§ **TASK DESCRIPTION**
Quote every line below exactly and skip any picture.
begin SUPPLIED MATERIAL
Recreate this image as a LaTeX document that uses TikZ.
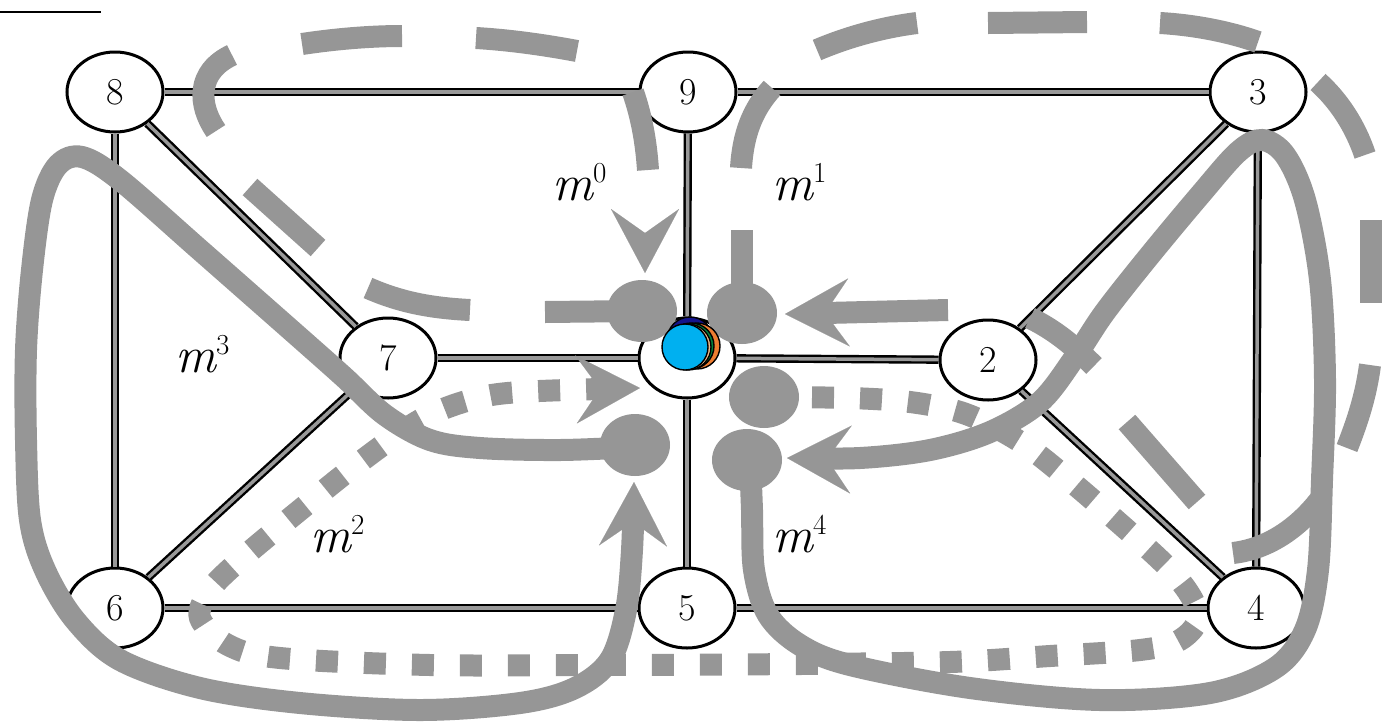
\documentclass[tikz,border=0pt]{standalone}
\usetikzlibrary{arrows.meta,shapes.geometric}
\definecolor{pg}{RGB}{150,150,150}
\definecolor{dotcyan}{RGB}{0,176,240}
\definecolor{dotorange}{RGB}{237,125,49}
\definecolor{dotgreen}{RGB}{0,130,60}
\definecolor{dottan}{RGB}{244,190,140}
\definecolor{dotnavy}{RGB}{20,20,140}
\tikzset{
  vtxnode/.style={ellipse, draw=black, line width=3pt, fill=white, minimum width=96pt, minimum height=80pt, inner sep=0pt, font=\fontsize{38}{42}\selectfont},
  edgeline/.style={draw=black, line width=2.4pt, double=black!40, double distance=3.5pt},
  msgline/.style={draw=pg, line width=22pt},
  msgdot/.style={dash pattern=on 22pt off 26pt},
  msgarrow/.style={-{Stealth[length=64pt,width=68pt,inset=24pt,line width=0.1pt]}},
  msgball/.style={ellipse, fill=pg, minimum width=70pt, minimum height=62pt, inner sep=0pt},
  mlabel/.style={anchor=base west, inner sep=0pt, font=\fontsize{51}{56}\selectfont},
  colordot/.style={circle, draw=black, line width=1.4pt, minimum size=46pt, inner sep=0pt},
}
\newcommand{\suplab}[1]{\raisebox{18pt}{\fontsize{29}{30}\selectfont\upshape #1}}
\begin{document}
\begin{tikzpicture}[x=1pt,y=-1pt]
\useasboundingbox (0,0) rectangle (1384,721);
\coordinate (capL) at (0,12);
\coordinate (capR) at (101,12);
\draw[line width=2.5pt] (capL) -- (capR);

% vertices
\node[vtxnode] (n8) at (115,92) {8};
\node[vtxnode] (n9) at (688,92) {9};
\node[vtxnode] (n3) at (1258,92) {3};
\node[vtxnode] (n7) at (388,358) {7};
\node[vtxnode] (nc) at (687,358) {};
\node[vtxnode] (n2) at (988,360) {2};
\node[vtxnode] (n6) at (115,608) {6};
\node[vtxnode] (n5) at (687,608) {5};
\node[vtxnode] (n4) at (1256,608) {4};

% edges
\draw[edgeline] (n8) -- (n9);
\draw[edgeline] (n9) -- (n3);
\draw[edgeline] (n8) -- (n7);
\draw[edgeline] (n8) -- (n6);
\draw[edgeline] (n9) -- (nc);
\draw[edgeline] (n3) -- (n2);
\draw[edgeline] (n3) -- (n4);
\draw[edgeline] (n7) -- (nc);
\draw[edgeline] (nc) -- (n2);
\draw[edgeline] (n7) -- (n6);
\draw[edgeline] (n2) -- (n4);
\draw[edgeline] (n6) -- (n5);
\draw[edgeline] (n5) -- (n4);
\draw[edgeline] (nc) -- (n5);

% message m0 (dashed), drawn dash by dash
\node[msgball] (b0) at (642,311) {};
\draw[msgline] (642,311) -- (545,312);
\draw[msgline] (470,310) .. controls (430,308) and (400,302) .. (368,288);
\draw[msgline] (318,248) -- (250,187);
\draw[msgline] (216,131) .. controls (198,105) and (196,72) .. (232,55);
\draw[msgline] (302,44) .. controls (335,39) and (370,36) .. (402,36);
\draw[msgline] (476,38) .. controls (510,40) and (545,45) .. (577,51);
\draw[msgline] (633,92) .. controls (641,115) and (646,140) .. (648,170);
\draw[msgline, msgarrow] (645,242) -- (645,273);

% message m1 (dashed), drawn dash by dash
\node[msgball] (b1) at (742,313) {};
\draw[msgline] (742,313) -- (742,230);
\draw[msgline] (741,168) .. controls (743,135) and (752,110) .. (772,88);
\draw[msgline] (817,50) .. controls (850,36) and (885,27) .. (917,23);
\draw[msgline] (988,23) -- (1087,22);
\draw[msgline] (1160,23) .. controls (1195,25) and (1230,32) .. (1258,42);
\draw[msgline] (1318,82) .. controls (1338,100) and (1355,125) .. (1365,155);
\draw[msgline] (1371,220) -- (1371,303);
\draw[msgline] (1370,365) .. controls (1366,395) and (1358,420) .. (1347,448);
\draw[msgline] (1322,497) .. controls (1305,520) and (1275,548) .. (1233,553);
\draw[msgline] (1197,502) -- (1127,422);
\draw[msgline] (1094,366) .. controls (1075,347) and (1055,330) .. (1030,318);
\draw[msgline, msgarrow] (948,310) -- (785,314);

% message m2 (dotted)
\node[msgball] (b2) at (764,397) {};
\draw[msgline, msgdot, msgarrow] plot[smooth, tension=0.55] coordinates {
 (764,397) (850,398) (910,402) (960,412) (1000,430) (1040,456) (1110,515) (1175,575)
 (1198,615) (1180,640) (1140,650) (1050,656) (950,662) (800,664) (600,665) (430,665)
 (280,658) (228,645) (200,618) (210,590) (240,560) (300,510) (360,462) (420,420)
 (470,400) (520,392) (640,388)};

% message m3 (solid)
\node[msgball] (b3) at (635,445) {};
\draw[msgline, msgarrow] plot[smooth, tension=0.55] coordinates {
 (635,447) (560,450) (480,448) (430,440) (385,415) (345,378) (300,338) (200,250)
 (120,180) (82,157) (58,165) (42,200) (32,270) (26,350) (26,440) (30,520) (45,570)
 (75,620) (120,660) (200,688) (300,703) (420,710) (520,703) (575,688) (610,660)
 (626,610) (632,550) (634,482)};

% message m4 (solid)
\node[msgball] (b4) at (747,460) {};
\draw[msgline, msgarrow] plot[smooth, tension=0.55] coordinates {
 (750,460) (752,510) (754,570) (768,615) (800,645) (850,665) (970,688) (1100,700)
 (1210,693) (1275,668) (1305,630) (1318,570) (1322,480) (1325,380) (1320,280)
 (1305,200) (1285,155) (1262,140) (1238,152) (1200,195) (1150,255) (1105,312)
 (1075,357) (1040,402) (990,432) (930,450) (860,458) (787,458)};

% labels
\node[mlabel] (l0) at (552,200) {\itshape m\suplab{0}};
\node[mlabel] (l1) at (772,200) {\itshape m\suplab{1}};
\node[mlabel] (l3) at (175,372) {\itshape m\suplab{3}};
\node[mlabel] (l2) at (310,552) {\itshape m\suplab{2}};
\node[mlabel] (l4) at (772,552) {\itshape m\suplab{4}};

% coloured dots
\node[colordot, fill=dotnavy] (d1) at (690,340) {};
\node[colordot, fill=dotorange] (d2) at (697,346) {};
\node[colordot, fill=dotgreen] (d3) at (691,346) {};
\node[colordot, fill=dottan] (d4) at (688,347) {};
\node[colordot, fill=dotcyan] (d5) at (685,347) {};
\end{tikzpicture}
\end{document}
end SUPPLIED MATERIAL
§ **WRITTEN ANSWER**
Recreate this image as a LaTeX document that uses TikZ.
\documentclass[tikz,border=0pt]{standalone}
\usetikzlibrary{arrows.meta,shapes.geometric}
\definecolor{pg}{RGB}{150,150,150}
\definecolor{dotcyan}{RGB}{0,176,240}
\definecolor{dotorange}{RGB}{237,125,49}
\definecolor{dotgreen}{RGB}{0,130,60}
\definecolor{dottan}{RGB}{244,190,140}
\definecolor{dotnavy}{RGB}{20,20,140}
\tikzset{
  vtxnode/.style={ellipse, draw=black, line width=3pt, fill=white, minimum width=96pt, minimum height=80pt, inner sep=0pt, font=\fontsize{38}{42}\selectfont},
  edgeline/.style={draw=black, line width=2.4pt, double=black!40, double distance=3.5pt},
  msgline/.style={draw=pg, line width=22pt},
  msgdot/.style={dash pattern=on 22pt off 26pt},
  msgarrow/.style={-{Stealth[length=64pt,width=68pt,inset=24pt,line width=0.1pt]}},
  msgball/.style={ellipse, fill=pg, minimum width=70pt, minimum height=62pt, inner sep=0pt},
  mlabel/.style={anchor=base west, inner sep=0pt, font=\fontsize{51}{56}\selectfont},
  colordot/.style={circle, draw=black, line width=1.4pt, minimum size=46pt, inner sep=0pt},
}
\newcommand{\suplab}[1]{\raisebox{18pt}{\fontsize{29}{30}\selectfont\upshape #1}}
\begin{document}
\begin{tikzpicture}[x=1pt,y=-1pt]
\useasboundingbox (0,0) rectangle (1384,721);
\coordinate (capL) at (0,12);
\coordinate (capR) at (101,12);
\draw[line width=2.5pt] (capL) -- (capR);

% vertices
\node[vtxnode] (n8) at (115,92) {8};
\node[vtxnode] (n9) at (688,92) {9};
\node[vtxnode] (n3) at (1258,92) {3};
\node[vtxnode] (n7) at (388,358) {7};
\node[vtxnode] (nc) at (687,358) {};
\node[vtxnode] (n2) at (988,360) {2};
\node[vtxnode] (n6) at (115,608) {6};
\node[vtxnode] (n5) at (687,608) {5};
\node[vtxnode] (n4) at (1256,608) {4};

% edges
\draw[edgeline] (n8) -- (n9);
\draw[edgeline] (n9) -- (n3);
\draw[edgeline] (n8) -- (n7);
\draw[edgeline] (n8) -- (n6);
\draw[edgeline] (n9) -- (nc);
\draw[edgeline] (n3) -- (n2);
\draw[edgeline] (n3) -- (n4);
\draw[edgeline] (n7) -- (nc);
\draw[edgeline] (nc) -- (n2);
\draw[edgeline] (n7) -- (n6);
\draw[edgeline] (n2) -- (n4);
\draw[edgeline] (n6) -- (n5);
\draw[edgeline] (n5) -- (n4);
\draw[edgeline] (nc) -- (n5);

% message m0 (dashed), drawn dash by dash
\node[msgball] (b0) at (642,311) {};
\draw[msgline] (642,311) -- (545,312);
\draw[msgline] (470,310) .. controls (430,308) and (400,302) .. (368,288);
\draw[msgline] (318,248) -- (250,187);
\draw[msgline] (216,131) .. controls (198,105) and (196,72) .. (232,55);
\draw[msgline] (302,44) .. controls (335,39) and (370,36) .. (402,36);
\draw[msgline] (476,38) .. controls (510,40) and (545,45) .. (577,51);
\draw[msgline] (633,92) .. controls (641,115) and (646,140) .. (648,170);
\draw[msgline, msgarrow] (645,242) -- (645,273);

% message m1 (dashed), drawn dash by dash
\node[msgball] (b1) at (742,313) {};
\draw[msgline] (742,313) -- (742,230);
\draw[msgline] (741,168) .. controls (743,135) and (752,110) .. (772,88);
\draw[msgline] (817,50) .. controls (850,36) and (885,27) .. (917,23);
\draw[msgline] (988,23) -- (1087,22);
\draw[msgline] (1160,23) .. controls (1195,25) and (1230,32) .. (1258,42);
\draw[msgline] (1318,82) .. controls (1338,100) and (1355,125) .. (1365,155);
\draw[msgline] (1371,220) -- (1371,303);
\draw[msgline] (1370,365) .. controls (1366,395) and (1358,420) .. (1347,448);
\draw[msgline] (1322,497) .. controls (1305,520) and (1275,548) .. (1233,553);
\draw[msgline] (1197,502) -- (1127,422);
\draw[msgline] (1094,366) .. controls (1075,347) and (1055,330) .. (1030,318);
\draw[msgline, msgarrow] (948,310) -- (785,314);

% message m2 (dotted)
\node[msgball] (b2) at (764,397) {};
\draw[msgline, msgdot, msgarrow] plot[smooth, tension=0.55] coordinates {
 (764,397) (850,398) (910,402) (960,412) (1000,430) (1040,456) (1110,515) (1175,575)
 (1198,615) (1180,640) (1140,650) (1050,656) (950,662) (800,664) (600,665) (430,665)
 (280,658) (228,645) (200,618) (210,590) (240,560) (300,510) (360,462) (420,420)
 (470,400) (520,392) (640,388)};

% message m3 (solid)
\node[msgball] (b3) at (635,445) {};
\draw[msgline, msgarrow] plot[smooth, tension=0.55] coordinates {
 (635,447) (560,450) (480,448) (430,440) (385,415) (345,378) (300,338) (200,250)
 (120,180) (82,157) (58,165) (42,200) (32,270) (26,350) (26,440) (30,520) (45,570)
 (75,620) (120,660) (200,688) (300,703) (420,710) (520,703) (575,688) (610,660)
 (626,610) (632,550) (634,482)};

% message m4 (solid)
\node[msgball] (b4) at (747,460) {};
\draw[msgline, msgarrow] plot[smooth, tension=0.55] coordinates {
 (750,460) (752,510) (754,570) (768,615) (800,645) (850,665) (970,688) (1100,700)
 (1210,693) (1275,668) (1305,630) (1318,570) (1322,480) (1325,380) (1320,280)
 (1305,200) (1285,155) (1262,140) (1238,152) (1200,195) (1150,255) (1105,312)
 (1075,357) (1040,402) (990,432) (930,450) (860,458) (787,458)};

% labels
\node[mlabel] (l0) at (552,200) {\itshape m\suplab{0}};
\node[mlabel] (l1) at (772,200) {\itshape m\suplab{1}};
\node[mlabel] (l3) at (175,372) {\itshape m\suplab{3}};
\node[mlabel] (l2) at (310,552) {\itshape m\suplab{2}};
\node[mlabel] (l4) at (772,552) {\itshape m\suplab{4}};

% coloured dots
\node[colordot, fill=dotnavy] (d1) at (690,340) {};
\node[colordot, fill=dotorange] (d2) at (697,346) {};
\node[colordot, fill=dotgreen] (d3) at (691,346) {};
\node[colordot, fill=dottan] (d4) at (688,347) {};
\node[colordot, fill=dotcyan] (d5) at (685,347) {};
\end{tikzpicture}
\end{document}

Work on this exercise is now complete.